Memories of a potent era for British foreign affairs are available on Channel 4, where The Queen and the Coup retells the story of the 1953 coup d’etat in Iran. Under the influence and instruction of MI6 and the CIA, the democratic prime minister, Mohammad Mosaddegh, was replaced by the Shah, Mohammad Reza Pahlavi, as a bulwark against the USSR and to preserve western oil interests. The ramifications of the operation are still being felt today, from Gaza to Yemen, a trail of bloodshed and misery lasting nearly 70 years.
The new documentary is based on the work of two British historians, professors Richard Aldrich and Rory Cormac, who have been scouring the US archives for documents released by the State Department. There is no shortage of grisly meddling to go over, and Aldrich and Cormac, the main talking heads between all the archive footage, are obviously enthused by their subject. The coup was a pivotal moment for British foreign affairs. If the final years and aftermath of the Second World War hadn’t already done so, it proved that empire was over. Diplomatic work of this kind was no longer possible without American support. Although the plan was initiated by Clement Attlee, it was continued by Churchill after his re-election in 1951.
The big question is: where does Her Maj fit into all this? Given the documentary’s title and the way her involvement is trailed in the opening minutes, I half-expect her to parachute into Tehran, or at least order someone to, Danny Boyle Olympic opening ceremony-style. Instead, her involvement comprises a couple of telegrams sent by the Foreign Office in February 1953 to their American counterparts, as discovered in the archives.
“The Foreign Office informed us of receipt of message from Antony Eden from Queen Elizabeth expressing concern RE Shah and strong hope we can find some means of dissuading him from leaving the country.”

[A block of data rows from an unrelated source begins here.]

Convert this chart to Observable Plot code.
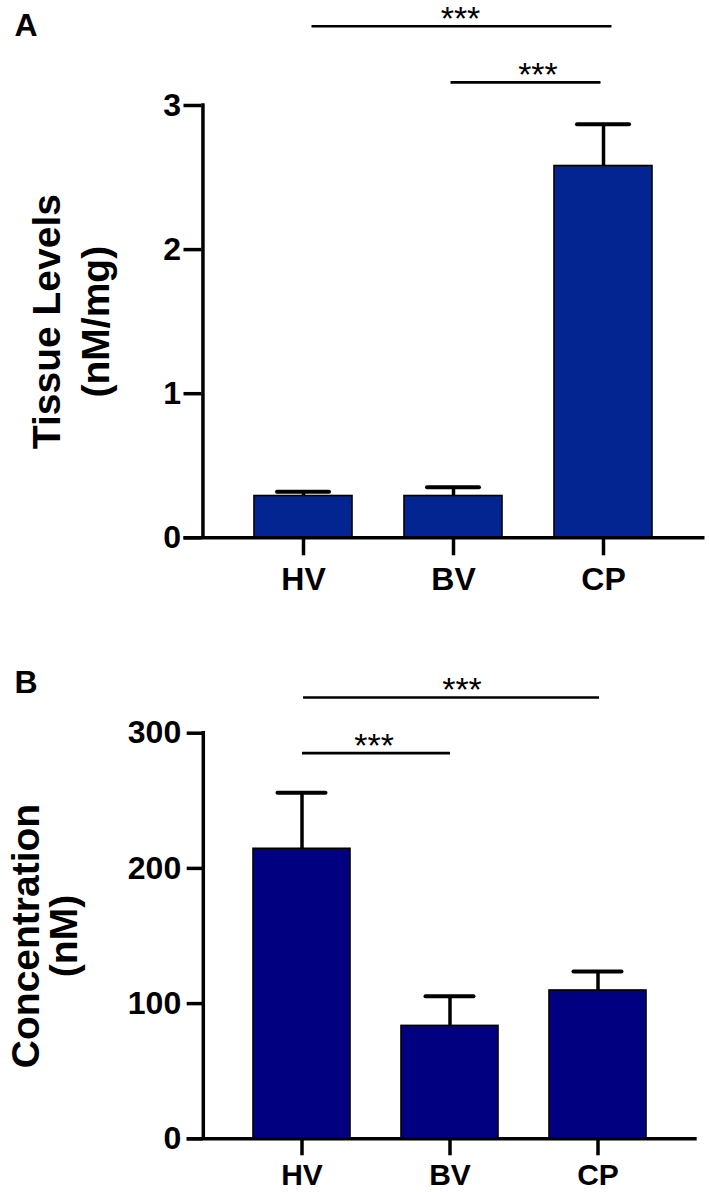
<!DOCTYPE html>
<html><head><meta charset="utf-8">
<script src="https://cdn.jsdelivr.net/npm/d3@7"></script>
<script src="https://cdn.jsdelivr.net/npm/@observablehq/plot@0.6"></script>
<style>
html,body{margin:0;padding:0;background:#fff;}
#chart{width:709px;}
#chart svg{display:block;}
</style></head><body><div id="chart"></div>
<script>
// ---- data ----
const categories = ["HV", "BV", "CP"];
const tissueMean = [0.29, 0.29, 2.58];
const tissueSEM  = [0.03, 0.06, 0.29];
const concMean   = [214.5, 83.5, 109.7];
const concSEM    = [41.5, 22, 14];
const tissueTicks = [0, 1, 2, 3];
const concTicks   = [0, 100, 200, 300];
const tissueComparisons = [["HV", "CP", "***"], ["BV", "CP", "***"]];
const concComparisons   = [["HV", "CP", "***"], ["HV", "BV", "***"]];
const tissueTitle = ["Tissue Levels", "(nM/mg)"];
const concTitle   = ["Concentration", "(nM)"];

const FONT = "'Liberation Sans', Arial, Helvetica, sans-serif";

function panel(cfg) {
  const rows = categories.map((c, i) => ({cat: c, mean: cfg.mean[i], err: cfg.err[i]}));
  const {width, height, ml, mr, mt, mb, pi, po} = cfg;
  const step = (width - ml - mr) / (categories.length - pi + 2 * po);
  const bw = step * (1 - pi);
  const yMax = cfg.ticks[cfg.ticks.length - 1];
  const comps = cfg.comps.map(([a, b, label], k) => ({
    a, b, label, level: cfg.levels[k],
    mid: (categories.indexOf(a) + categories.indexOf(b)) / 2
  }));
  const bracketMarks = comps.map((c, k) => Plot.link([c], {
    x1: "a", x2: "b", y1: "level", y2: "level", dx: cfg.lineShift[k],
    stroke: "black", strokeWidth: 2.7
  }));
  const starMarks = comps.map((c, k) => Plot.text([c], {
    x: d => categories[Math.floor(d.mid)], y: "level", text: "label",
    dx: (c.mid - Math.floor(c.mid)) * step + cfg.starShift[k], dy: -7,
    fontSize: 34, fontWeight: "normal", fill: "black"
  }));
  return Plot.plot({
    width, height,
    marginLeft: ml, marginRight: mr, marginTop: mt, marginBottom: mb,
    style: {fontFamily: FONT, color: "black", background: "white", overflow: "visible"},
    x: {type: "band", domain: categories, paddingInner: pi, paddingOuter: po},
    y: {domain: [0, yMax]},
    marks: [
      Plot.ruleX(rows, {x: "cat", y1: "mean", y2: d => d.mean + d.err, stroke: "black", strokeWidth: 3.5}),
      Plot.barY(rows, {x: "cat", y: "mean", fill: cfg.fill, stroke: "black", strokeWidth: 1.6}),
      Plot.tickY(rows, {x: "cat", y: d => d.mean + d.err, insetLeft: cfg.capInset, insetRight: cfg.capInset,
        stroke: "black", strokeWidth: 4, strokeLinecap: "round"}),
      // y axis line
      Plot.ruleX([categories[0]], {x: d => d, y1: 0, y2: yMax, dx: -(po * step + bw / 2),
        stroke: "black", strokeWidth: 3.5, strokeLinecap: "square"}),
      // x axis line (extends left to tick ends)
      Plot.ruleY([0], {insetLeft: -cfg.tickY, stroke: "black", strokeWidth: 3.5}),
      Plot.axisY({ticks: cfg.ticks, tickSize: cfg.tickY, tickPadding: cfg.padY, fontSize: cfg.fsY,
        fontWeight: "bold", stroke: "black", strokeWidth: 3.5, label: null, tickFormat: d => String(d)}),
      Plot.axisX({tickSize: cfg.tickX, tickPadding: cfg.padX, fontSize: cfg.fsX, fontWeight: "bold",
        stroke: "black", strokeWidth: 3.5, label: null}),
      ...bracketMarks,
      ...starMarks,
      Plot.text([cfg.letter], {text: d => d, frameAnchor: "top-left", textAnchor: "start", lineAnchor: "top",
        dx: cfg.letterX - ml, dy: cfg.letterY - mt, fontSize: 32, fontWeight: "bold", fill: "black"}),
      Plot.text([cfg.title[0]], {text: d => d, frameAnchor: "left", rotate: -90, textAnchor: "middle",
        lineAnchor: "bottom", dx: cfg.titleX[0] - ml, fontSize: 39, fontWeight: "bold", fill: "black"}),
      Plot.text([cfg.title[1]], {text: d => d, frameAnchor: "left", rotate: -90, textAnchor: "middle",
        lineAnchor: "bottom", dx: cfg.titleX[1] - ml, fontSize: 39, fontWeight: "bold", fill: "black"})
    ]
  });
}

const chart = document.getElementById("chart");
chart.append(panel({
  width: 709, height: 600, ml: 201.5, mr: 4.5, mt: 105, mb: 62.7, pi: 0.344, po: 0.338,
  mean: tissueMean, err: tissueSEM, ticks: tissueTicks, comps: tissueComparisons,
  levels: [3.55, 3.16], lineShift: [8, -3], starShift: [7, 9], fill: "#022592", capInset: 23,
  tickY: 18, padY: 3, fsY: 32, tickX: 18, padX: 11, fsX: 32,
  letter: "A", letterX: 14, letterY: 13, title: tissueTitle, titleX: [59, 108]
}));
chart.append(panel({
  width: 709, height: 592, ml: 202.7, mr: 12.3, mt: 132.7, mb: 53.7, pi: 0.343, po: 0.337,
  mean: concMean, err: concSEM, ticks: concTicks, comps: concComparisons,
  levels: [326.4, 285.2], lineShift: [1, 0], starShift: [12, -2], fill: "#000080", capInset: 24.5,
  tickY: 16, padY: 6, fsY: 32, tickX: 17, padX: 8, fsX: 30,
  letter: "B", letterX: 14, letterY: 70, title: concTitle, titleX: [38, 76]
}));
</script></body></html>
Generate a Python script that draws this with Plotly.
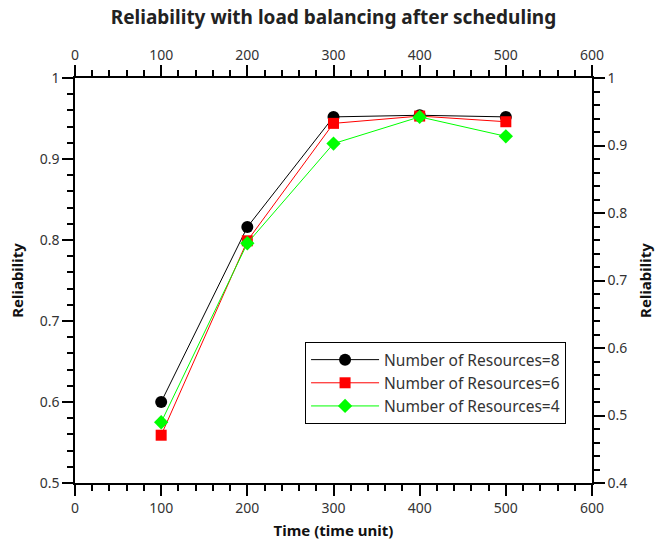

This message made its way to the Shah, who at the time was packing his bags and getting ready to hightail it out of there. The strong implication is that, believing he had received one message from a friendly head of state to another, he stayed put. As the figurehead of the new government, he was a vital component of the coup, but he was naturally suspicious of the British government. During the Second World War, Churchill had forced his father out of power when he refused to back the British cause.
But – spoiler alert – this was not actually the monarch, only a year into her reign, staging a direct intervention in a secret coup. The British quickly sent another cable clarifying their earlier statement. By Queen Elizabeth, they had not meant Queen Elizabeth herself, but the ship of the same name on which Anthony Eden was travelling to Canada. Whether by deviousness or design, the message did the trick and the Shah stayed put.
Perhaps this revelation sings with historical weight for scholars of the era, but for the casual viewer, and I’m afraid on Channel 4 on Sunday night there will be a few of those, it’s hard not to shrug. The events of the past week, with thousands protesting and statues of slavers being torn down, have proved that the ghosts of empire are far from laid to rest. Britain’s misadventures in the Middle East deserve closer scrutiny, but it ought to be enough to sell them on their own. The tangential reference to the Queen might lure a few viewers, but it’s a misleading title. There is a good reason the Queen does not intervene in foreign affairs. She wants to keep her name out of things. I expect she wouldn’t want her name used on this serviceable documentary, either.